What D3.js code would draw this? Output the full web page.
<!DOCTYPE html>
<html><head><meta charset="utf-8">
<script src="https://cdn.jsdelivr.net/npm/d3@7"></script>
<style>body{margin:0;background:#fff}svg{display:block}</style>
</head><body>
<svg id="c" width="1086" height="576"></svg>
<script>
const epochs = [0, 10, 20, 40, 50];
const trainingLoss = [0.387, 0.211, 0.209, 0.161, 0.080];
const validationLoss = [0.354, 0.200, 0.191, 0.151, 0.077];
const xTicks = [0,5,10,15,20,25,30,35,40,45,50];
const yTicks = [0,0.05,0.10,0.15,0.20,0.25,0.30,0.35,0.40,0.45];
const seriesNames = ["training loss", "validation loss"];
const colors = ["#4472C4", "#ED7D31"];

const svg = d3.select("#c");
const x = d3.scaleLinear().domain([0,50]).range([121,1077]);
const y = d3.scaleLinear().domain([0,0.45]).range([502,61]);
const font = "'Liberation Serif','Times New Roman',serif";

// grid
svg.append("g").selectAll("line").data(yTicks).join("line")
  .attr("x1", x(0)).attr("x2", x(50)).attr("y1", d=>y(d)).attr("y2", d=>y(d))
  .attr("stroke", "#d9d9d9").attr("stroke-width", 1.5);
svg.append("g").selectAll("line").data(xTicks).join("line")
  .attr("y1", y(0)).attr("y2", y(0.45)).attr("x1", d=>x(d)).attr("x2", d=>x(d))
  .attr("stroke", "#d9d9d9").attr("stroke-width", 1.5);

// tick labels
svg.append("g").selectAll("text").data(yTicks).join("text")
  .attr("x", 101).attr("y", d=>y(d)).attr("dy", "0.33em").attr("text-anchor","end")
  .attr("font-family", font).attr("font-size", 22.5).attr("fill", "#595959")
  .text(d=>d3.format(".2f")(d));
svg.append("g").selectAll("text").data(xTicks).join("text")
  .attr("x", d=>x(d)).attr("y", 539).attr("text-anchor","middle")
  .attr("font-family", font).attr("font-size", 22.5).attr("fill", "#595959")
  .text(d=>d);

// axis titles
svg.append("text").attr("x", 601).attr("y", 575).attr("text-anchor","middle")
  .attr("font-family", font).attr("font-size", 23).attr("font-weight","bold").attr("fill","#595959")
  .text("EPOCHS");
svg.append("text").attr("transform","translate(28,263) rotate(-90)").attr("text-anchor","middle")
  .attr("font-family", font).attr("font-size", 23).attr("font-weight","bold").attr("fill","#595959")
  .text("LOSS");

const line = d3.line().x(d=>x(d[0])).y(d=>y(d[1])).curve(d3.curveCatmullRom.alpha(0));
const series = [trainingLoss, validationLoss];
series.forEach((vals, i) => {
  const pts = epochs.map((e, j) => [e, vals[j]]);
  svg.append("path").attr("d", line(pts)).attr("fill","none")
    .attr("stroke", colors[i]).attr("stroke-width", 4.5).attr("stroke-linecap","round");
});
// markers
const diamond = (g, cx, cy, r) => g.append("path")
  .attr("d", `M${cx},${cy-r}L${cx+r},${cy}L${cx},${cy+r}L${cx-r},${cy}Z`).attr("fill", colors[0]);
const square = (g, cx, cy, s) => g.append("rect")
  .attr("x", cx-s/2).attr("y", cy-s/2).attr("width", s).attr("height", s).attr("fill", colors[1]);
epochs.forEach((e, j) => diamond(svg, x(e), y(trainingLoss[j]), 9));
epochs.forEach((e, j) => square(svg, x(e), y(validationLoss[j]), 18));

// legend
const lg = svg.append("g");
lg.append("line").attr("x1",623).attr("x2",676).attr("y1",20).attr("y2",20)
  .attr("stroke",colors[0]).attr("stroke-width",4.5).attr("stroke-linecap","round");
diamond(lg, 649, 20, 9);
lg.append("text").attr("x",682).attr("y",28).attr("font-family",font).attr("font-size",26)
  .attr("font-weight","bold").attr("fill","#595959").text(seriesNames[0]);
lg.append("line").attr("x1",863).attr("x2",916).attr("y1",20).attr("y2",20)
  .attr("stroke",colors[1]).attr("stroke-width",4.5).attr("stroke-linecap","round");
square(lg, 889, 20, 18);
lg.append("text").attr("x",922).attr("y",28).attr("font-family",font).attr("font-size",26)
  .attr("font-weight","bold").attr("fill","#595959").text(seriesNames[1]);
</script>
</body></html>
□ □ □ □
(INSTRUCTIONS TO FOLLOW)
Reproduce the material above exactly; please quote every line of it.

(SOLUTION FOR THIS EXERCISE)
What D3.js code would draw this? Output the full web page.
<!DOCTYPE html>
<html><head><meta charset="utf-8">
<script src="https://cdn.jsdelivr.net/npm/d3@7"></script>
<style>body{margin:0;background:#fff}svg{display:block}</style>
</head><body>
<svg id="c" width="1086" height="576"></svg>
<script>
const epochs = [0, 10, 20, 40, 50];
const trainingLoss = [0.387, 0.211, 0.209, 0.161, 0.080];
const validationLoss = [0.354, 0.200, 0.191, 0.151, 0.077];
const xTicks = [0,5,10,15,20,25,30,35,40,45,50];
const yTicks = [0,0.05,0.10,0.15,0.20,0.25,0.30,0.35,0.40,0.45];
const seriesNames = ["training loss", "validation loss"];
const colors = ["#4472C4", "#ED7D31"];

const svg = d3.select("#c");
const x = d3.scaleLinear().domain([0,50]).range([121,1077]);
const y = d3.scaleLinear().domain([0,0.45]).range([502,61]);
const font = "'Liberation Serif','Times New Roman',serif";

// grid
svg.append("g").selectAll("line").data(yTicks).join("line")
  .attr("x1", x(0)).attr("x2", x(50)).attr("y1", d=>y(d)).attr("y2", d=>y(d))
  .attr("stroke", "#d9d9d9").attr("stroke-width", 1.5);
svg.append("g").selectAll("line").data(xTicks).join("line")
  .attr("y1", y(0)).attr("y2", y(0.45)).attr("x1", d=>x(d)).attr("x2", d=>x(d))
  .attr("stroke", "#d9d9d9").attr("stroke-width", 1.5);

// tick labels
svg.append("g").selectAll("text").data(yTicks).join("text")
  .attr("x", 101).attr("y", d=>y(d)).attr("dy", "0.33em").attr("text-anchor","end")
  .attr("font-family", font).attr("font-size", 22.5).attr("fill", "#595959")
  .text(d=>d3.format(".2f")(d));
svg.append("g").selectAll("text").data(xTicks).join("text")
  .attr("x", d=>x(d)).attr("y", 539).attr("text-anchor","middle")
  .attr("font-family", font).attr("font-size", 22.5).attr("fill", "#595959")
  .text(d=>d);

// axis titles
svg.append("text").attr("x", 601).attr("y", 575).attr("text-anchor","middle")
  .attr("font-family", font).attr("font-size", 23).attr("font-weight","bold").attr("fill","#595959")
  .text("EPOCHS");
svg.append("text").attr("transform","translate(28,263) rotate(-90)").attr("text-anchor","middle")
  .attr("font-family", font).attr("font-size", 23).attr("font-weight","bold").attr("fill","#595959")
  .text("LOSS");

const line = d3.line().x(d=>x(d[0])).y(d=>y(d[1])).curve(d3.curveCatmullRom.alpha(0));
const series = [trainingLoss, validationLoss];
series.forEach((vals, i) => {
  const pts = epochs.map((e, j) => [e, vals[j]]);
  svg.append("path").attr("d", line(pts)).attr("fill","none")
    .attr("stroke", colors[i]).attr("stroke-width", 4.5).attr("stroke-linecap","round");
});
// markers
const diamond = (g, cx, cy, r) => g.append("path")
  .attr("d", `M${cx},${cy-r}L${cx+r},${cy}L${cx},${cy+r}L${cx-r},${cy}Z`).attr("fill", colors[0]);
const square = (g, cx, cy, s) => g.append("rect")
  .attr("x", cx-s/2).attr("y", cy-s/2).attr("width", s).attr("height", s).attr("fill", colors[1]);
epochs.forEach((e, j) => diamond(svg, x(e), y(trainingLoss[j]), 9));
epochs.forEach((e, j) => square(svg, x(e), y(validationLoss[j]), 18));

// legend
const lg = svg.append("g");
lg.append("line").attr("x1",623).attr("x2",676).attr("y1",20).attr("y2",20)
  .attr("stroke",colors[0]).attr("stroke-width",4.5).attr("stroke-linecap","round");
diamond(lg, 649, 20, 9);
lg.append("text").attr("x",682).attr("y",28).attr("font-family",font).attr("font-size",26)
  .attr("font-weight","bold").attr("fill","#595959").text(seriesNames[0]);
lg.append("line").attr("x1",863).attr("x2",916).attr("y1",20).attr("y2",20)
  .attr("stroke",colors[1]).attr("stroke-width",4.5).attr("stroke-linecap","round");
square(lg, 889, 20, 18);
lg.append("text").attr("x",922).attr("y",28).attr("font-family",font).attr("font-size",26)
  .attr("font-weight","bold").attr("fill","#595959").text(seriesNames[1]);
</script>
</body></html>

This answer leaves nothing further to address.